I feel much, much lower today than I expected to. A pigeon very nearly crapped on my head as got off the bus stop this morning – so much for a ‘new politics’! Maybe it’s an omen of things to come. I’m tempted to be all “up and at ‘em” today, and personally I do feel compelled to get more involved with party stuff in the future. Realistically this may be restricted in the near future to grumpily mumbling “Yellow Tories” next time a Lib Dem canvasser appears on or near our (new) doorstep.
But despite my desire to take away the sting of losing, we do need a long, hard look at where we are. And pretty it ain’t. For example, Charlie is right to point out that Labour lost big time in terms of C1 and C2 voters, something that seems to have gone curiously without comment elsewhere. I’m less in agreement with him (natch!) that Labour is the party of public sector managers!
I’d also caution against the idea that a revival in our vote is somehow going to fall into our laps. Paul Waugh does a good job of skewering this argument here. I do think that the coalition will lead to some kind of revolt/split in the Lib Dems, but it might not be a biggie, and they might just fashion a lasting Liberal-Right tie-up.
I also think that people will get used to the new Government, and this will inevitably benefit them. Hopi is right that this could be a big problem in terms of the Lib Dems’ distinct identity, but equally it will destroy the argument that they will say anything because they know they won’t get elected. I’m sure they will grow in stature in the eyes of some voters.
On the plus side, I don’t get too worked up about the nightmare scenarios described (and hoped for in some quarters) for Labour.
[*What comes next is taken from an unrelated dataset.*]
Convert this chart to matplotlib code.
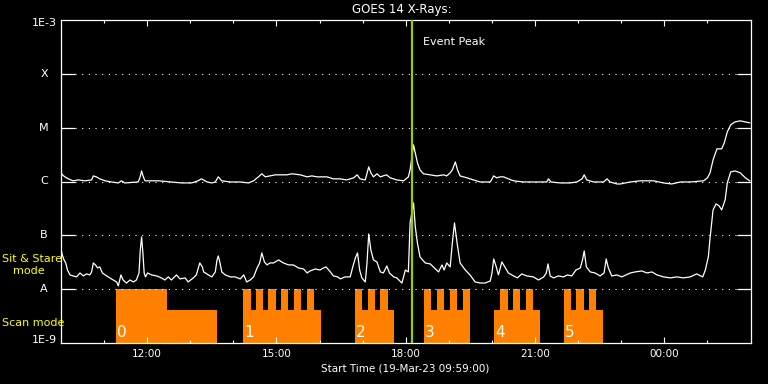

When I first got interested in politics (mid 80s) people were still asking if Labour could ever win again. Then from the late 1990s they asked the same thing about the Tories. It may well be that coalitions are the way of the future. It may also be that the Lib Dems disintegrate and the two big parties’ shares of the vote strengthen a bit (and memo to Green voters – look at how long Respect’s parliamentary representation lasted). Political commentary should also come with the warning that past results are no guide to the future. I believe it is in Labour’s hands to turn things around.
Finally, people have talked a lot in this election about tribalism, not just the unthinking way that some people vote, but also the way that some people feel left behind by their tribes. No doubt lots of Labour members and supporters have felt left behind in recent years, and we now have a bit of time to address that. I guess it is the turn of the Tory Right and Lib Dem left to feel that too.
Media-wise I feel that whatever vague loyalty I felt towards The Guardian has been extinguished once and for all. The decision to plump for the Lib Dems and some of the commentary since the election crystallised my feelings that it's not a paper I actually agree with that much. I'd rather read the Telegraph most days!
But in properly political terms in the last few days of the campaign, in the aftermath of the result and, most sharply, yesterday and this morning (particularly looking at some of the last pics inside Number 10) I have felt properly back at home with Labour.
Time to regroup on the ice planet Hoth.